Monday, Nov. 02, 1931

Tongking Troubles

Bamboo whips, bayonets, machine guns and the guillotine were not enough. As a final effort Minister of the Colonies Paul Reynaud was in Hanoi last week to do what he could to settle the growing unrest in French Indo-China.

Contrary to the Britisher's notion of civilizing his subjects, the French thesis is that they must interfere as little as possible with the native life in their colonies. The French go-native system has worked extremely well in Tunis and Morocco, badly in Syria, and has now run into trouble in French Indo-China.

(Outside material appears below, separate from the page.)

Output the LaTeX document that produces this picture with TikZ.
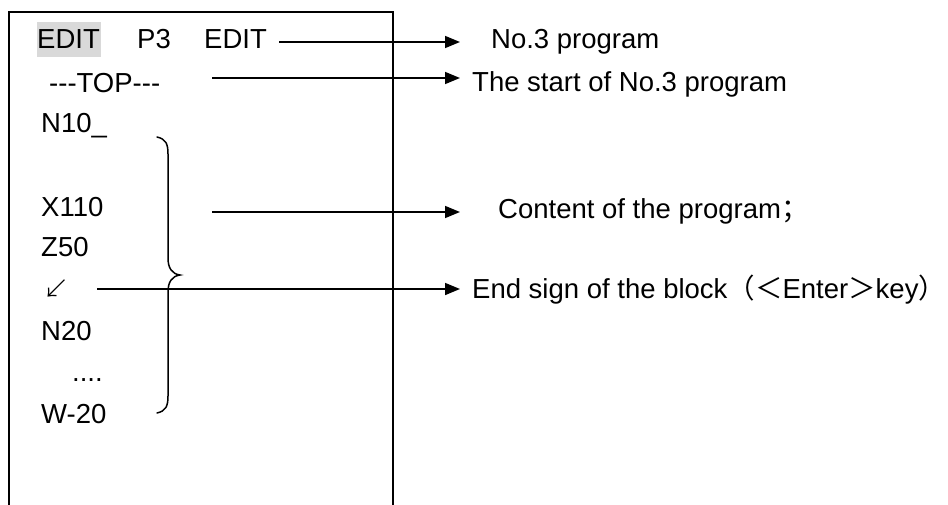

Tongking and Annam are ruled today as they were 400 years ago, by pale, effete coral-and-jade buttoned mandarins, kept in power by French rifles. After the War thousands of native Tongkingese troops went back to their country with new ideas of democracy. Republican and Communist ideas have seeped south from China proper. Rebellion began against the autocratic power of the mandarins some years ago, became a rebellion against France. First shots were fired more than two years ago when an Annamite garrison at Yen Bay on the China frontier mutinied and killed their French officers. Since then secret agents have discovered Communist "cells" in almost every native battalion, in almost every village. France smote hard. French troops and a regiment of the Foreign Legion were rushed from Syria. Mme Guillotine raised her gaunt arms in the public squares at Hanoi and Saigon. It was revealed last week that in the past two years more than 700 heads have fallen, have been stuck, as warning trophies, on spikes about the city streets.

British police in Hongkong recently obliged their French confreres by arresting the terrible N'Guyen Ai Quac and sending him back to his execution. Bearded Sikh policemen in Singapore arrested the French Communist Serge La France and shipped a bundle of incriminating documents to French authorities. After studying this batch of evidence the French Colonial Office realized that the guillotine may not have been the ideal cure. Minister of the Colonies Paul Reynaud left his desk in Paris and hurried East for four months. While he is in Indo-China beheadings will be suspended. Said a spokesman for Paul Reynaud, "M. Le Ministre will examine sympathetically native grievances."